Muro-ami fishing is practiced by exploiting children to destroy corals in order to catch fish.
During the continuation of the investigation in the Senate, he said shells and corals are found within 15 kilometers of municipal shores since these also need sunlight. This is well within the jurisdiction of the local government.
He said he has asked the Department of Interior and Local Government (DILG) to direct local governments in lending a hand to the DENR and unmask the illegal trade.
Gordon Cancio, a professional diver and marine expert, reminded the government that tracking the illegal act may only exacerbate the problem. He said it should also focus on providing people the livelihood, in order that they are stopped from being used to harvest the black corals.
‘Cut wealth resource'
Environment experts and government officials, on the other hand, want the alleged operator behind the black coral smuggling prosecuted to the full extent of the law.
Environment committee chairman Senator Juan Miguel Zubiri wants authorities to investigate whether Olivia Lim Li and her cohorts have become recalcitrant and have continued with their alleged operations despite previous criminal charges.
It was learned during the hearing that similar contrabands were seized from the properties of Lim and her husband way back in 2008.
The Bureau of Customs filed on Friday smuggling charges against Li and 3 others implicated in the illegal shipment of around P35 million worth of black corals and other endangered marine species weeks ago.

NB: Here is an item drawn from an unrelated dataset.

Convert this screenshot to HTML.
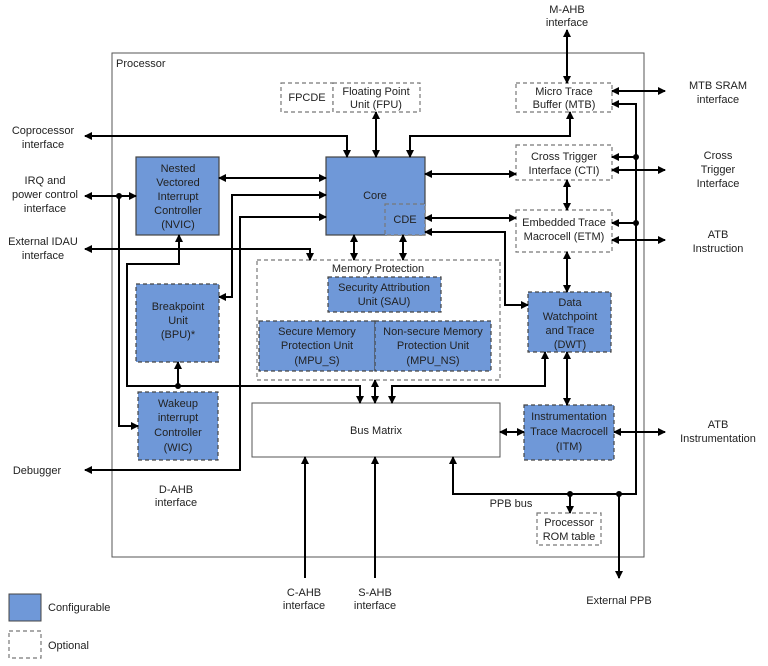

A consequent watch list order was issued by the Department of Justice (DoJ) against Li, consignee Exequiel Navarro, Kim Atillano and Ireneo Penuliar.
Zubiri also asked the DoJ to also issue a hold departure order against the respondents.
'Hit where it hurts most'
Ramon Magsaysay awardee Antonio Oposa Jr. said “we should also emphasize the money aspect…hurt them where it hurts the most.”
Oposa, who is also a lawyer known for championing environmental causes, challenged the Bureau of Internal Revenue to check the tax liabilities of the respondents.
He also stressed they should not be slapped with criminal charges alone.
“The government should file not just multi-million, but multi- multi- million environmental damages. We should run not just after the worth of the corals,” he said. He noted the Philippines is known for environmental damage accounting.
Matter of policy
Zubiri also noted the issue has become a matter of policy, particularly in terms of “nipping it in the bud.” He noted why no one was able to detect the crime, even if the black corals and sea turtles were huge enough to be loaded into containers.
Zamboanga Mayor Celso Lobregat noted the questions remain, such as, “what should be done really? We should know where these black corals were extracted from? How do you extract it?”
He said the coastline of Zamboanga is 130 kilometers long, which is not easy to monitor.
“Nobody has noticed the loading. [For example] Li will call the shipping line, which will call for container vans, and these will be transferred to where Li wants it shipped,” he said.
He noted that with the length of the coastline, some contrabands land in “illegal ports.”
Some of government officials present during the Senate hearing also noted that they can only do so much in terms of inspecting the packages. The Maritime Industry Authority, for example, can only inspect packages when they are already loaded in ships.